_DESCRIPTION OF THE TASK:_ Retype only what runs from the beginning of the data through the line with "Chart.register(...registerables);"; please omit the pictures and keep every line exact.

_MATERIAL FOR THE TASK:_
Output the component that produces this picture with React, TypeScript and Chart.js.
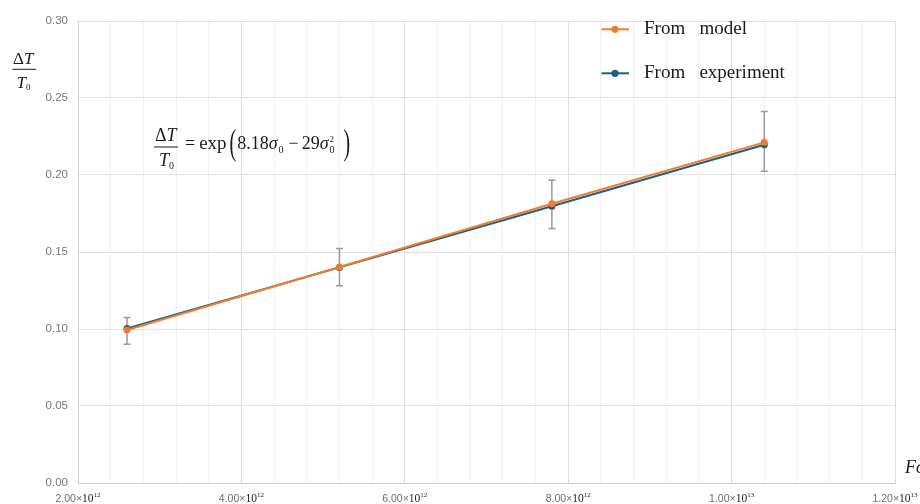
import React, { useEffect, useRef } from 'react';
import { Chart, registerables } from 'chart.js';

Chart.register(...registerables);

// ---- Data ----
const fourierNumbers = [2.6e12, 5.2e12, 7.8e12, 1.04e13];
const modelValues = [0.0993, 0.1403, 0.1813, 0.2212];
const experimentValues = [0.1003, 0.14, 0.1797, 0.2196];
const errorUpper = [0.1074, 0.1522, 0.1966, 0.2413];
const errorLower = [0.0901, 0.1281, 0.1652, 0.2024];
const seriesNames = ['From   model', 'From   experiment'];
const seriesColors = ['#ED7D31', '#1F5F80'];
const xLabelValues = [2e12, 4e12, 6e12, 8e12, 1e13, 1.2e13];
const yTickValues = [0, 0.05, 0.1, 0.15, 0.2, 0.25, 0.3];
const X_MIN = 2e12;
const X_MAX = 1.2e13;
const X_MINOR = 4e11;

const SERIF = '"Liberation Serif", "Times New Roman", serif';
const SANS = '"Liberation Sans", Arial, sans-serif';

function isMajor(v: number) {
  const r = v / 2e12;
  return Math.abs(r - Math.round(r)) < 1e-6;
}

const errorBarPlugin = {
  id: 'errorBars',
  beforeDatasetsDraw(chart: any) {
    const { ctx, scales } = chart;
    const x = scales.x;
    const y = scales.y;
    ctx.save();
    ctx.strokeStyle = '#9a9a9a';
    ctx.lineWidth = 1.5;
    fourierNumbers.forEach((fx, i) => {
      const px = x.getPixelForValue(fx);
      const top = y.getPixelForValue(errorUpper[i]);
      const bot = y.getPixelForValue(errorLower[i]);
      ctx.beginPath();
      ctx.moveTo(px, top);
      ctx.lineTo(px, bot);
      ctx.moveTo(px - 3.5, top);
      ctx.lineTo(px + 3.5, top);
      ctx.moveTo(px - 3.5, bot);
      ctx.lineTo(px + 3.5, bot);
      ctx.stroke();
    });
    ctx.restore();
  },
};

function drawSeq(ctx: CanvasRenderingContext2D, x: number, baseline: number, pieces: any[]) {
  let cx = x;
  for (const p of pieces) {
    if (p.gap) {
      cx += p.gap;
      continue;
    }
    ctx.font = p.font;
    const w = ctx.measureText(p.t).width;
    if (p.sx) {
      ctx.save();
      ctx.translate(cx, baseline + (p.dy || 0));
      ctx.scale(p.sx, 1);
      ctx.fillText(p.t, 0, 0);
      ctx.restore();
      cx += w * p.sx;
    } else {
      ctx.fillText(p.t, cx, baseline + (p.dy || 0));
      if (!p.noAdvance) cx += w;
    }
  }
  return cx;
}

const textPlugin = {
  id: 'texts',
  afterDraw(chart: any) {
    const { ctx, scales } = chart;
    const x = scales.x;
    ctx.save();
    ctx.textAlign = 'left';
    ctx.textBaseline = 'alphabetic';

    // Legend
    const legendY = [29.3, 73.3];
    seriesNames.forEach((name, i) => {
      const ly = legendY[i];
      ctx.strokeStyle = seriesColors[i];
      ctx.lineWidth = 2;
      ctx.beginPath();
      ctx.moveTo(601.5, ly);
      ctx.lineTo(629, ly);
      ctx.stroke();
      ctx.fillStyle = seriesColors[i];
      ctx.beginPath();
      ctx.arc(615, ly, 3.6, 0, Math.PI * 2);
      ctx.fill();
      ctx.fillStyle = '#1a1a1a';
      ctx.font = `19px ${SERIF}`;
      ctx.fillText(name, 644, ly + 5);
    });

    // Y-axis title: ΔT / T0
    ctx.fillStyle = '#1a1a1a';
    drawSeq(ctx, 13, 64, [
      { t: 'Δ', font: `17px ${SERIF}` },
      { t: 'T', font: `italic 17px ${SERIF}` },
    ]);
    ctx.fillRect(12.5, 68.8, 23.5, 1);
    drawSeq(ctx, 16.5, 88, [
      { t: 'T', font: `italic 17px ${SERIF}` },
      { t: '0', font: `9px ${SERIF}`, dy: 2 },
    ]);

    // Equation
    drawSeq(ctx, 155, 141, [
      { t: 'Δ', font: `18px ${SERIF}` },
      { t: 'T', font: `italic 18px ${SERIF}` },
    ]);
    ctx.fillRect(154, 146.5, 24, 1);
    drawSeq(ctx, 159, 166, [
      { t: 'T', font: `italic 18px ${SERIF}` },
      { t: '0', font: `10px ${SERIF}`, dy: 3 },
    ]);
    drawSeq(ctx, 185, 149, [
      { t: '=', font: `18px ${SERIF}` },
      { gap: 4 },
      { t: 'exp', font: `19px ${SERIF}` },
      { gap: 3 },
      { t: '(', font: `36px ${SERIF}`, sx: 0.55, dy: 5 },
      { gap: 1 },
      { t: '8.18', font: `18px ${SERIF}` },
      { t: 'σ', font: `italic 18px ${SERIF}` },
      { gap: 1 },
      { t: '0', font: `10px ${SERIF}`, dy: 4 },
      { gap: 5 },
      { t: '−', font: `18px ${SERIF}` },
      { gap: 3 },
      { t: '29', font: `18px ${SERIF}` },
      { t: 'σ', font: `italic 18px ${SERIF}` },
      { gap: 1 },
      { t: '2', font: `9px ${SERIF}`, dy: -7, noAdvance: true },
      { t: '0', font: `10px ${SERIF}`, dy: 4 },
      { gap: 9 },
      { t: ')', font: `36px ${SERIF}`, sx: 0.55, dy: 5 },
    ]);

    // X-axis title (cut off at edge)
    ctx.font = `italic 18px ${SERIF}`;
    ctx.fillText('Fo', 905, 473);

    // X tick labels with powers of ten
    xLabelValues.forEach((v) => {
      const exp = Math.floor(Math.log10(v) + 1e-9);
      const mant = (v / Math.pow(10, exp)).toFixed(2) + '×';
      const fM = `10.5px ${SANS}`;
      const fT = `11.5px ${SERIF}`;
      const fE = `7px ${SERIF}`;
      ctx.font = fM;
      const w1 = ctx.measureText(mant).width;
      ctx.font = fT;
      const w2 = ctx.measureText('10').width;
      ctx.font = fE;
      const w3 = ctx.measureText(String(exp)).width;
      const total = w1 + w2 + w3;
      const px = x.getPixelForValue(v);
      let sx = px - total / 2;
      const base = 502;
      ctx.font = fM;
      ctx.fillStyle = '#6e6e6e';
      ctx.fillText(mant, sx, base);
      sx += w1;
      ctx.font = fT;
      ctx.fillStyle = '#222';
      ctx.fillText('10', sx, base);
      sx += w2;
      ctx.font = fE;
      ctx.fillText(String(exp), sx, base - 5);
    });

    ctx.restore();
  },
};

export default function App() {
  const canvasRef = useRef<HTMLCanvasElement | null>(null);

  useEffect(() => {
    const canvas = canvasRef.current;
    if (!canvas) return;
    const xTickValues: number[] = [];
    for (let v = X_MIN; v <= X_MAX + 1; v += X_MINOR) xTickValues.push(v);

    const chart = new Chart(canvas, {
      type: 'line',
      data: {
        datasets: [
          {
            label: seriesNames[0],
            data: fourierNumbers.map((fx, i) => ({ x: fx, y: modelValues[i] })),
            borderColor: seriesColors[0],
            backgroundColor: seriesColors[0],
            borderWidth: 2,
            pointRadius: 3.5,
            pointBorderWidth: 0,
            tension: 0,
          },
          {
            label: seriesNames[1],
            data: fourierNumbers.map((fx, i) => ({ x: fx, y: experimentValues[i] })),
            borderColor: seriesColors[1],
            backgroundColor: seriesColors[1],
            borderWidth: 2,
            pointRadius: 3.5,
            pointBorderWidth: 0,
            tension: 0,
          },
        ],
      },
      options: {
        responsive: false,
        animation: false,
        devicePixelRatio: 1,
        layout: { padding: { top: 21, right: 25, left: 0, bottom: 0 } },
        plugins: {
          legend: { display: false },
          tooltip: { enabled: false },
        },
        scales: {
          x: {
            type: 'linear',
            min: X_MIN,
            max: X_MAX,
            afterBuildTicks: (scale: any) => {
              scale.ticks = xTickValues.map((v) => ({ value: v }));
            },
            afterFit: (scale: any) => {
              scale.height = 21;
            },
            ticks: { display: false },
            grid: {
              drawTicks: false,
              color: (c: any) => (isMajor(c.tick.value) ? '#dcdcdc' : '#efefef'),
              lineWidth: 1,
            },
            border: { color: '#d0d0d0', width: 1 },
          },
          y: {
            type: 'linear',
            min: 0,
            max: 0.3,
            afterBuildTicks: (scale: any) => {
              scale.ticks = yTickValues.map((v) => ({ value: v }));
            },
            afterFit: (scale: any) => {
              scale.width = 78;
            },
            ticks: {
              padding: 10,
              color: '#777',
              font: { family: SANS, size: 11.5 },
              callback: (v: any) => Number(v).toFixed(2),
            },
            grid: { drawTicks: false, color: '#e2e2e2', lineWidth: 1 },
            border: { color: '#d0d0d0', width: 1 },
          },
        },
      },
      plugins: [errorBarPlugin, textPlugin],
    } as any);

    return () => chart.destroy();
  }, []);

  return (
    <div style={{ position: 'fixed', left: 0, top: 0, width: 920, height: 504, background: '#fff' }}>
      <canvas ref={canvasRef} width={920} height={504} style={{ display: 'block', width: 920, height: 504 }} />
    </div>
  );
}
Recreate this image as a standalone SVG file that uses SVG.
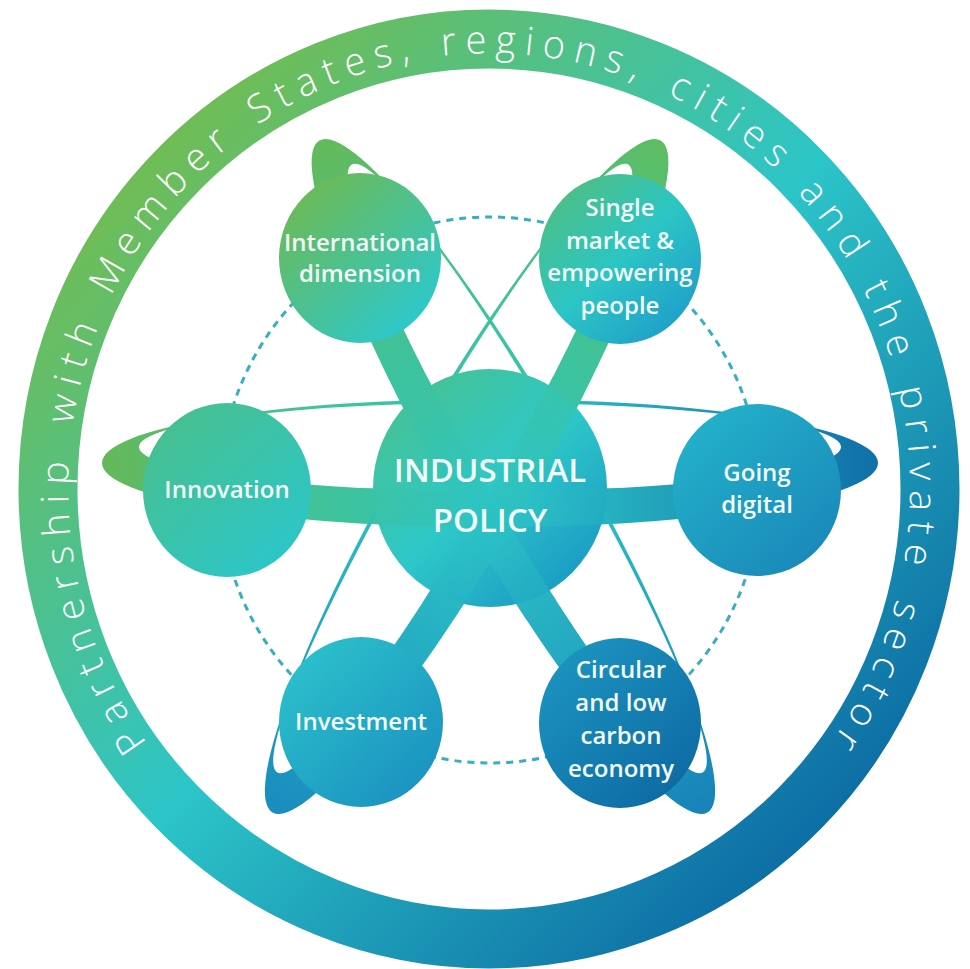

_TASK ANSWER:_
Output the component that produces this picture with React, TypeScript and Chart.js.
import React, { useEffect, useRef } from 'react';
import { Chart, registerables } from 'chart.js';

Chart.register(...registerables);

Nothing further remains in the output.